Q: How have things changed with regard to health and physical/mental well-being?

Kelly White, SAFE Alliance

  • Families are more stressed – More families are in need and decisions for the nonprofits are becoming harder to make. Austin's population expects to double again by 2040.

  • Lack of capacity – Most nonprofits are operating in “triage mode,” especially those in health services. With limited resources, SAFE Alliance often has to prioritize based on the level of danger a particular person/family faces.

Q: How have things changed regarding race and gender?

Meme Styles, MEASURE

  • Organizations led by people of color have a harder time getting funding. Meme herself was actually intimidated applying for an Impact Austin grant before the Social Innovation Grant came along.

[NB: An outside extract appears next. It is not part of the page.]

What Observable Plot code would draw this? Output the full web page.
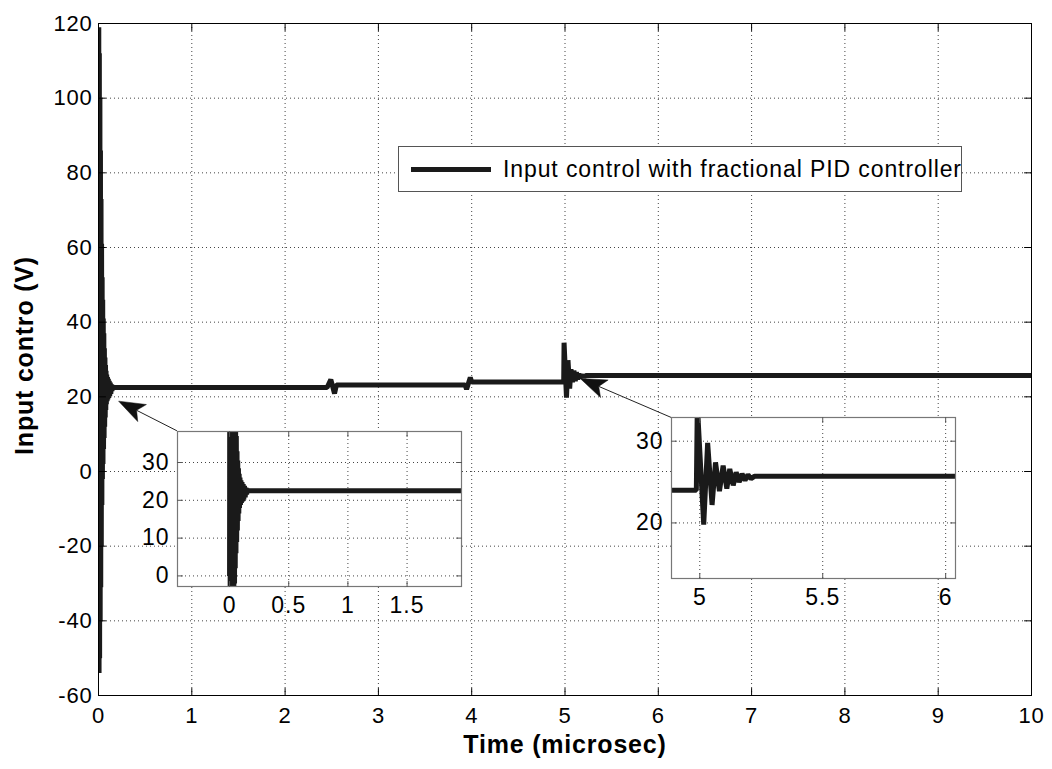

The SIG opening up the opportunity to collaborate which gave Meme the confidence to ask other organizations to work with her to apply for IA’s grant.

  • Philanthropy in DEI means having a high-risk, potentially high-reward mentality. How can IA evolve our grantmaking and be more proactive reaching organizations? If organizations are scared to reach out to us, how can we truly know the community's issues?

Q: How has our capacity building Catalyst Grant made an impact?

Heather Bellino, Texas Advocacy Project

  • Similar to the SIG opening up new opportunities for organizations, the Catalyst grant gave Texas Advocacy Project an opportunity to get funding for the less exciting capacity building expenses which helped them get going faster, stronger and better.

  • Seed money is important for organizations just starting out. We need to trust that capacity building grants like TAP’s are going to organizations that are trying to solve important issues, that they are being used to chip away at systemic issues through organizations that will have lasting change.